The Smithsonian’s Freer Gallery of Art and Arthur M. Sackler Gallery have completed a digitization project whose scope is unprecedented in the United States. Come January 1st, 2015, their entire collections, more than 40,000 works of Asian and American art, will be released online. Most of these works have never been on display so they will be seen by the public for the first time as high resolution images.
In the initial release, each work will be represented by one or more stunningly detailed images at the highest possible resolution, with complex items such as albums and manuscripts showing the most important pages. In addition, some of the most popular images will also be available for download as free computer, smartphone and social media backgrounds. Future iterations plan to offer additional functionality like sharing, curation and community-based research.
“The depth of the data we’re releasing illuminates each object’s unique history, from its original creator to how it arrived at the Smithsonian,” said Courtney O’Callaghan, director of digital media and technology at the Freer and Sackler galleries. “Now, a new generation can not only appreciate these works on their own terms, but remix this content in ways we have yet to imagine.”
The museum’s masterpieces range in time from the Neolithic to the present day, featuring especially fine groupings of Chinese jades and bronzes, Islamic art, Chinese paintings and masterworks from ancient Persia. Currently, the collection boasts 1,806 American art objects, 1,176 ancient Egyptian objects, 2,076 ancient Near Eastern objects, 10,424 Chinese objects, 2,683 Islamic objects, 1,213 South and Southeast Asian objects and smaller groupings of Korean, Armenian, Byzantine, Greek and Roman works. In addition, the Freer Study Collection — more than 10,000 objects used by scholars around the world for scientific research and reference — will be viewable for the first time.

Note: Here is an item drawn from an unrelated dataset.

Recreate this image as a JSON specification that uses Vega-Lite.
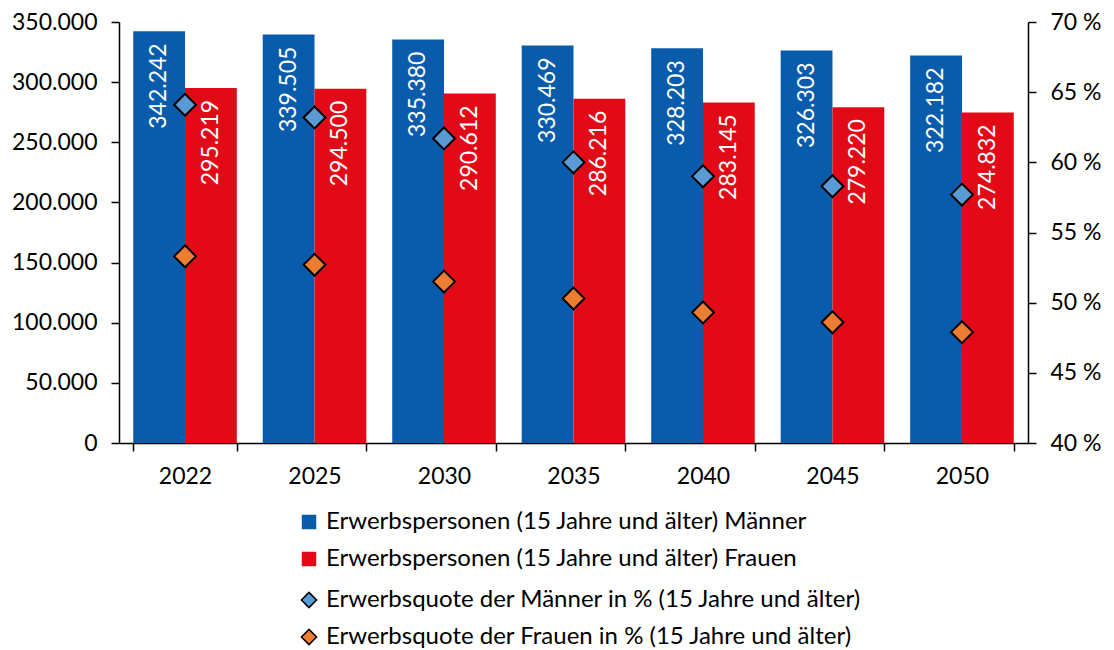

To enable the widest possible usage, fully 90% of the images will be free of any copyright restrictions for noncommercial use. The museums hope this will engender wider study of Asian art as well as new artworks inspired by the pieces in their galleries and archives.
Very few museums in the US have digitized their entire collections, and none of them are museums specializing in Asian art. The Freer and Sackler are also the first of the Smithsonian museums to have complete online collections. It’s not surprising that they would be pioneers in this area. The Freer and Sackler are the only museums to have been in on the ground floor of both the Google Art Project digitization initiative and the Google Cultural Institute. Google did the heavy lifting on those, though. The Smithsonian staff spent nearly 6,000 work hours this year photographing and digitizing the Freer/Sackler collections.